I pulled them off. The keeper, grinning at their weight, added them to a line of wooden sandals placed along the wall; and the stout woman led me to a small room with a balcony opening on the street. Everything about the place made me feel as if I were a giant among pigmies: the low ceiling, covered with gayly painted dragons; the walls, mere sliding screens of paper stamped with flowers and strange figures; the highly polished floor of such light boards that they bent under my feet with every step. With a flying start I could have run straight through the house and left it a wreck behind me.

Osaka: One of her many canals.

The room was entirely unfurnished. My hostess placed a cushion for me in the center of the floor, and clapped her hands. A servant-girl slipped in, carrying a tray on which was a tiny box of live coals, several cigarettes, a joint of bamboo standing upright, and a pot of tea with a cup and saucer. Having placed her burden at my feet and touched her forehead to the floor, the maid handed me a cigarette, poured out tea, and remained kneeling a full half hour, filling the tiny cup as often as I emptied it.

When she was gone I picked up the joint of bamboo, fancying it contained sweetmeats. It was empty, however, and I was left to wonder until the hostess returned. When she understood my motions, she began to explain by talking rapidly; but I shook my head. Then, with a wry face, she caught up the hollow joint and spat into it. The thing was merely a Japanese spittoon.

A maid soon served supper. She brought first of all a table some eight inches high; then a great wooden bucket brimming full of hard-packed rice; and, lastly, several little paper bowls. One held an oily liquid in which floated the yolk of an egg; another a small boiled turnip; a third a sample of some native salad; at the bottom of a fourth lay, in dreary loneliness, a pitiful little minnow. Of rice there was enough for a squad of soldiers, but without it the meal could not have satisfied a hungry canary.

As I ate, the girl poured out tea in a cup that held a single swallow. Fortunately, I had already learned how to use chop-sticks, or I should have been forced to eat with my fingers. As it was, it took a great deal of skill to possess myself of the swimming yolk; and he who fancies it is easy to balance a satisfying mouthful of rice on the ends of two slivers has only to try it to discover his mistake.

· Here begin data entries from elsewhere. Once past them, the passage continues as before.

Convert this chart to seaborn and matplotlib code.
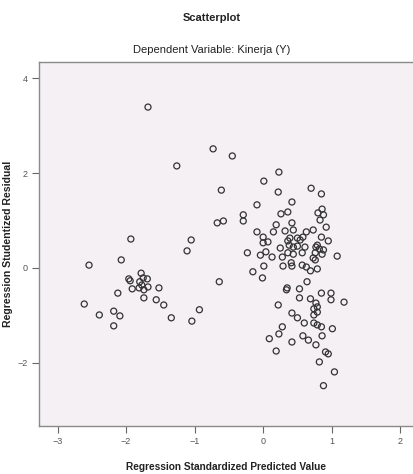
import numpy as np
import pandas as pd
import matplotlib
matplotlib.use("Agg")
import matplotlib.pyplot as plt
import seaborn as sns

# Data
pred = [
    -2.61, -2.54, -2.39, -2.18, -2.09, -2.18, -2.12, -2.07, -1.93, -1.96,
    -1.94, -1.91, -1.78, -1.75, -1.69, -1.80, -1.77, -1.81, -1.68, -1.74,
    -1.52, -1.74, -1.56, -1.45, -1.34, -1.04, -0.93, -1.11, -1.05, -1.68,
    -1.26, -0.73, -0.45, -0.61, -0.67, -0.58, -0.64, -0.29, -0.29, -0.09,
    -0.09, -0.23, -0.15, -0.01, 0.01, -0.04, 0.01, 0.00, 0.00, 0.07,
    0.04, 0.23, 0.22, 0.70, 0.85, 0.42, 0.26, 0.36, 0.86, 0.80,
    0.88, 0.83, 0.92, 0.19, 0.42, 0.15, 0.32, 0.44, 0.73, 0.63,
    0.85, 0.95, 0.39, 0.50, 0.58, 0.36, 0.54, 0.77, 0.82, 0.88,
    0.25, 0.44, 0.61, 0.13, 0.28, 0.36, 0.44, 0.57, 0.76, 0.86,
    1.08, 0.29, 0.41, 0.42, 0.57, 0.63, 0.69, 0.76, 0.79, 0.64,
    0.35, 0.34, 0.53, 0.53, 0.69, 0.85, 0.99, 0.99, 1.18, 0.77,
    0.79, 0.79, 0.74, 0.22, 0.42, 0.50, 0.60, 0.74, 0.74, 0.79,
    0.28, 0.85, 1.01, 0.23, 0.09, 0.58, 0.66, 0.86, 0.42, 0.77,
    0.19, 0.91, 0.95, 0.82, 1.04, 0.88, 0.50, 0.38, 0.79, 0.73,
]
resid = [
    -0.76, 0.06, -0.99, -0.91, -1.01, -1.22, -0.53, 0.17, 0.61, -0.23,
    -0.27, -0.44, -0.11, -0.21, -0.23, -0.29, -0.36, -0.42, -0.40, -0.46,
    -0.42, -0.63, -0.67, -0.78, -1.05, -1.12, -0.88, 0.36, 0.59, 3.39,
    2.15, 2.51, 2.36, 1.64, 0.95, 0.99, -0.29, 1.12, 0.99, 1.33,
    0.76, 0.32, -0.08, -0.21, 0.04, 0.27, 1.83, 0.65, 0.53, 0.55,
    0.34, 2.02, 1.60, 1.68, 1.56, 1.39, 1.14, 1.18, 1.24, 1.16,
    1.12, 1.01, 0.86, 0.91, 0.95, 0.76, 0.78, 0.80, 0.80, 0.76,
    0.65, 0.57, 0.63, 0.63, 0.65, 0.57, 0.59, 0.44, 0.40, 0.38,
    0.42, 0.44, 0.44, 0.23, 0.23, 0.32, 0.29, 0.32, 0.32, 0.29,
    0.25, 0.04, 0.11, 0.04, 0.06, 0.02, -0.06, 0.17, -0.02, -0.29,
    -0.42, -0.46, -0.44, -0.63, -0.65, -0.53, -0.53, -0.67, -0.72, -0.74,
    -0.82, -0.93, -0.86, -0.78, -0.95, -1.05, -1.16, -0.99, -1.16, -1.20,
    -1.24, -1.24, -1.28, -1.39, -1.49, -1.43, -1.52, -1.43, -1.56, -1.62,
    -1.75, -1.77, -1.81, -1.98, -2.19, -2.48, 0.46, 0.48, 0.48, 0.21,
]

x_ticks = [-3, -2, -1, 0, 1, 2]
y_ticks = [-2, 0, 2, 4]

df = pd.DataFrame({"pred": pred, "resid": resid})

sns.set_style("white")
plt.rcParams["font.family"] = ["Liberation Sans", "DejaVu Sans"]

fig = plt.figure(figsize=(4.14, 4.74), dpi=100)
ax = fig.add_axes([39 / 414, 48 / 474, 377 / 414, 364 / 474])
ax.set_facecolor("#f4f0f4")

sns.scatterplot(data=df, x="pred", y="resid", ax=ax, marker="o", s=19,
                facecolor="none", edgecolor="#333333", linewidth=0.9)

ax.set_xlim(-3.27, 2.23)
ax.set_ylim(-3.33, 4.34)
ax.set_xticks(x_ticks)
ax.set_yticks(y_ticks)
ax.tick_params(axis="both", direction="out", length=5, width=0.8, color="#666666",
               labelsize=6.5, labelcolor="#555555", pad=3, bottom=True, left=True)

for side in ["left", "bottom", "top"]:
    ax.spines[side].set_color("#8a8a8a")
    ax.spines[side].set_linewidth(1.0)
ax.spines["right"].set_visible(False)

ax.set_xlabel("Regression Standardized Predicted Value", fontsize=7.3, fontweight="bold",
              color="#222222")
ax.xaxis.set_label_coords((226 - 39) / 377, -(462 - 426) / 364)
ax.set_ylabel("Regression Studentized Residual", fontsize=7.6, fontweight="bold",
              color="#222222")
ax.yaxis.set_label_coords(-(39 - 13) / 377, (426 - 244) / 364)

fig.text(0.512, 0.962, "Scatterplot", ha="center", va="center", fontsize=8,
         fontweight="bold", color="#222222")
fig.text(0.512, 0.895, "Dependent Variable: Kinerja (Y)", ha="center", va="center",
         fontsize=8, color="#222222")

fig.savefig("out.png", dpi=100)
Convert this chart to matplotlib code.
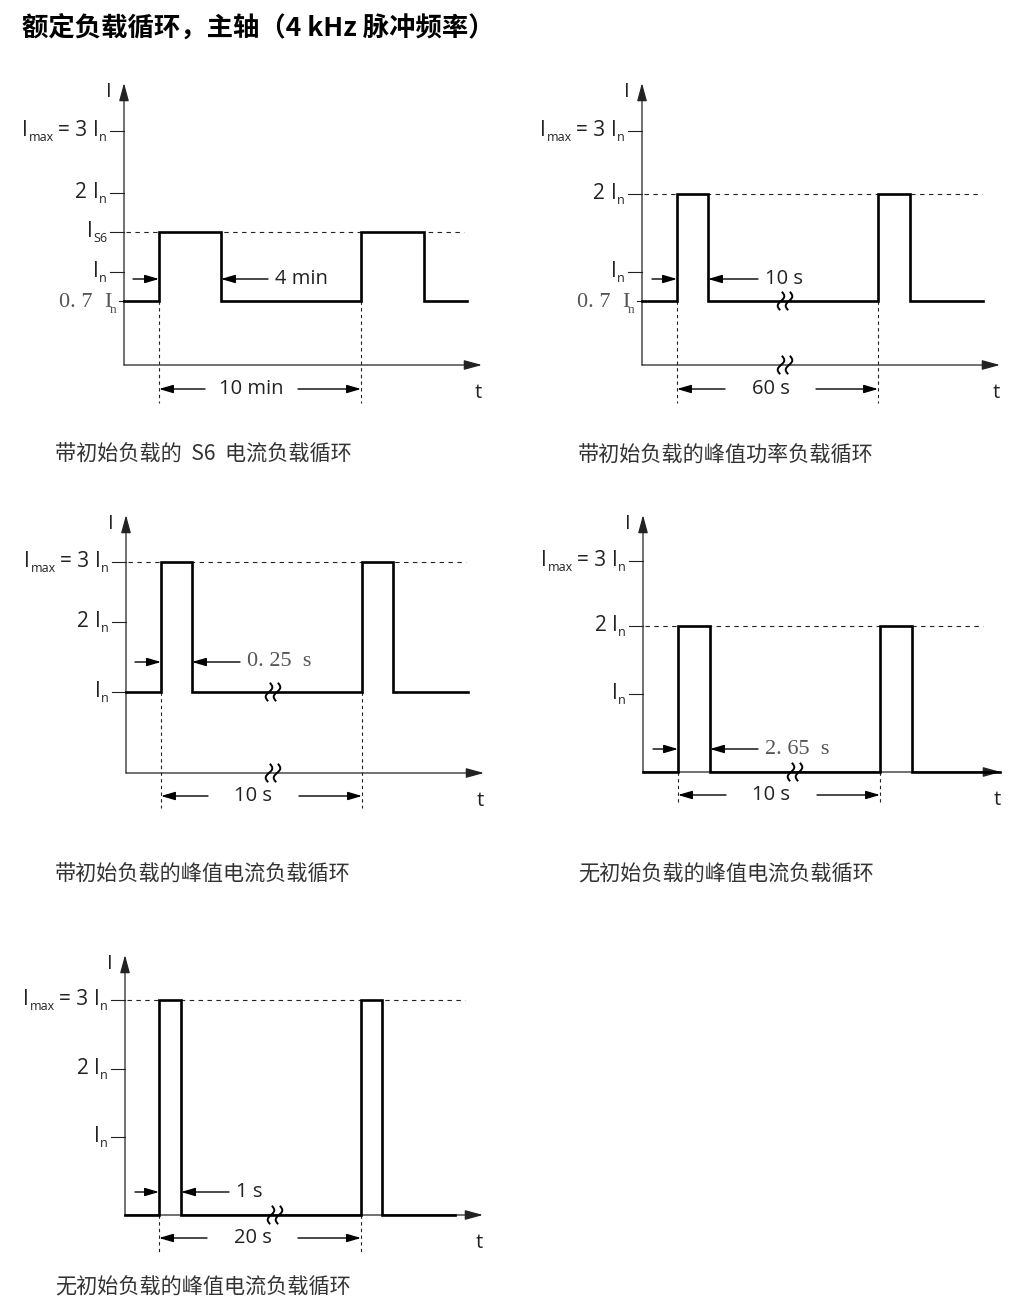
import numpy as np
import matplotlib
matplotlib.use('Agg')
import matplotlib.pyplot as plt

plt.rcParams['font.family'] = ['Open Sans', 'Noto Sans CJK SC', 'DejaVu Sans']

W, H = 1024, 1308
SANS = ['Open Sans', 'DejaVu Sans']
SERIF = ['Liberation Serif', 'DejaVu Serif']
CJK = ['Noto Sans CJK SC', 'DejaVu Sans']

title = '额定负载循环，主轴（4 kHz 脉冲频率）'

captions = ['带初始负载的  S6  电流负载循环',
            '带初始负载的峰值功率负载循环',
            '带初始负载的峰值电流负载循环',
            '无初始负载的峰值电流负载循环',
            '无初始负载的峰值电流负载循环']

# tick labels as (text, kind) runs: 'm' main, 's' subscript, number = gap
IMAX = [('I', 'm'), (1, 'g'), ('max', 's'), (4, 'g'), ('= 3', 'm'), (6, 'g'), ('I', 'm'), (0, 'g'), ('n', 's')]
I2 = [('2', 'm'), (6, 'g'), ('I', 'm'), (0, 'g'), ('n', 's')]
IN = [('I', 'm'), (0, 'g'), ('n', 's')]
IS6 = [('I', 'm'), (0, 'g'), ('S6', 's')]
I07 = [('0. 7', 'm'), (11, 'g'), ('I', 'm'), (-2, 'g'), ('n', 's')]

# schematic drawing units (current level heights / time positions as drawn)
tick_labels = [[IMAX, I2, IS6, IN, I07],
               [IMAX, I2, IN, I07],
               [IMAX, I2, IN],
               [IMAX, I2, IN],
               [IMAX, I2, IN]]
tick_levels = [[234, 172, 133, 93, 64],
               [234, 171, 93, 64],
               [211, 151, 81],
               [211, 146, 78],
               [215, 146, 78]]

base_level = [64, 64, 81, 0, 0]
peak_level = [133, 171, 211, 146, 215]
pulse_edges = [[35, 97, 237, 300],
               [35, 66, 236, 268],
               [35, 66, 236, 267],
               [35, 67, 237, 269],
               [34, 56, 236, 257]]
wave_end = [343, 341, 342, 357, 330]

width_labels = ['4 min', '10 s', '0. 25  s', '2. 65  s', '1 s']
width_serif = [False, False, True, True, False]
period_labels = ['10 min', '60 s', '10 s', '10 s', '20 s']
has_break = [False, True, True, True, True]

# layout: axis origin in pixels, arrow rows
origins = [(124, 365), (642, 365), (126, 773), (643, 772), (125, 1215)]
y_tip = [282, 282, 258, 257, 260]
width_row = [86, 86, 111, 23, 23]
width_tail = [(9, 144), (10, 116), (9, 114), (10, 115), (10, 104)]
period_row = [-24, -24, -23, -23, -23]
period_tail = [(81, 174), (83, 174), (82, 173), (83, 174), (82, 173)]
vline_bottom = [-38, -38, -35, -31, -37]
break_x = [None, 143, 147, 152, 150]
caption_pos = [(55, 455), (578, 455), (55, 875), (578, 875), (55, 1288)]

fig = plt.figure(figsize=(W / 100, H / 100), dpi=100)
renderer = fig.canvas.get_renderer()
fig.text(22 / W, 1 - 28 / H, title, fontsize=19, fontweight='bold',
         family=CJK, va='center', ha='left')

head_axis = '-|>,head_length=1.1,head_width=0.3'
head_dim = '-|>,head_length=0.85,head_width=0.25'


def arrow(ax, x0, x1, y0, y1, style, lw=1.0, color='black'):
    ax.annotate('', xy=(x1, y1), xytext=(x0, y0), annotation_clip=False,
                arrowprops=dict(arrowstyle=style, lw=lw, color=color,
                                shrinkA=0, shrinkB=0, mutation_scale=10))


def squiggle(ax, x, y):
    s = np.linspace(-1, 1, 40)
    for dx in (-4, 4):
        ax.plot(x + dx + 2.5 * np.sin(np.pi * s) + 1.5 * s, y + 8.5 * s, color='black',
                lw=1.4, clip_on=False, zorder=5)


def rich(ax, x, y, runs, size, color, family, sub_drop=5):
    # right-aligned run of main text and subscripts ending at x
    cur = x
    for txt, kind in reversed(runs):
        if kind == 'g':
            cur -= txt
            continue
        sub = kind == 's'
        t = ax.text(cur, y - (sub_drop if sub else 0), txt,
                    fontsize=size * (0.6 if sub else 1.0), ha='right', va='baseline',
                    color=color, family=family)
        cur -= t.get_window_extent(renderer).width


for i in range(5):
    ox, oy = origins[i]
    ax = fig.add_axes([(ox - 110) / W, (H - (oy + 45)) / H, 480 / W, 335 / H])
    ax.set_xlim(-110, 370)
    ax.set_ylim(-45, 290)
    ax.axis('off')

    # axes with arrows
    arrow(ax, 0, 0, 0, y_tip[i], head_axis, lw=0.9, color='#222222')
    arrow(ax, 0, 358, 0, 0, head_axis, lw=0.9, color='#222222')
    ax.text(-15, y_tip[i] - 9, 'I', fontsize=14.5, ha='center', va='center', color='#222222')
    ax.text(354, -28, 't', fontsize=14.5, ha='center', va='center', color='#222222')

    # ticks and labels
    for runs, lev in zip(tick_labels[i], tick_levels[i]):
        if runs is I07:
            ax.plot([-5, 0], [lev, lev], color='#222222', lw=0.8, clip_on=False)
            rich(ax, -8, lev - 6, runs, 16, '#555555', SERIF, sub_drop=6)
        else:
            ax.plot([-14, 0], [lev, lev], color='#222222', lw=0.8, clip_on=False)
            rich(ax, -17, lev - 5, runs, 15, '#222222', SANS)

    # dashed peak reference line
    ax.plot([2, 340], [peak_level[i], peak_level[i]], color='#222222', lw=0.8,
            ls=(0, (4, 4)), clip_on=False)

    # waveform
    e = pulse_edges[i]
    b, p = base_level[i], peak_level[i]
    xs = [0, e[0], e[0], e[1], e[1], e[2], e[2], e[3], e[3], wave_end[i]]
    ys = [b, b, p, p, b, b, p, p, b, b]
    ax.plot(xs, ys, color='black', lw=1.9, solid_joinstyle='miter', clip_on=False, zorder=4)

    # vertical dashed lines at pulse starts
    for xv in (e[0], e[2]):
        ax.plot([xv, xv], [b, vline_bottom[i]], color='#222222', lw=0.8,
                ls=(0, (3, 3)), clip_on=False)

    # pulse width arrows
    y = width_row[i]
    arrow(ax, width_tail[i][0], e[0], y, y, head_dim)
    arrow(ax, width_tail[i][1], e[1], y, y, head_dim)
    if width_serif[i]:
        ax.text(width_tail[i][1] + 7, y, width_labels[i], fontsize=16, family=SERIF,
                ha='left', va='center', color='#555555')
    else:
        ax.text(width_tail[i][1] + 7, y, width_labels[i], fontsize=14.5,
                ha='left', va='center', color='#222222')

    # period arrows
    y = period_row[i]
    arrow(ax, period_tail[i][0], e[0], y, y, head_dim)
    arrow(ax, period_tail[i][1], e[2], y, y, head_dim)
    ax.text((period_tail[i][0] + period_tail[i][1]) / 2, y, period_labels[i], fontsize=14.5,
            ha='center', va='center', color='#222222')

    # break marks
    if has_break[i]:
        squiggle(ax, break_x[i], 0)
        if b > 0:
            squiggle(ax, break_x[i], b)

    cx, cy = caption_pos[i]
    fig.text(cx / W, 1 - cy / H, captions[i], fontsize=15.2, color='#333333',
             family=CJK, ha='left', va='center')

fig.savefig('out.png', dpi=100)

I fancied I might have to sleep on the polished floor; but the hotel-keeper’s wife glided in once more, and asked, by resting her head in the palm of her hand, if I was ready to go to bed. I nodded, and at her signal a servant appeared with a quilt of great thickness, which she spread in the center of the floor. This seemed of itself a soft enough resting-place; but not until six pudding-like covers had been piled one on top of the other was the landlady content. Over this couch, that had taken on the form of a huge layer-cake, the two of them spread a coverlet,—there were no sheets,—and backed out of the room. They returned shortly after dragging behind them a great net. While the matron fastened the four corners of the top to hooks in the ceiling, the maid tucked the edges under the stack of quilts, so that the net formed a sort of tent over my bed. I crawled under it, and was soon asleep.

Horses are rare in Japan. Men and baggage are drawn by coolies.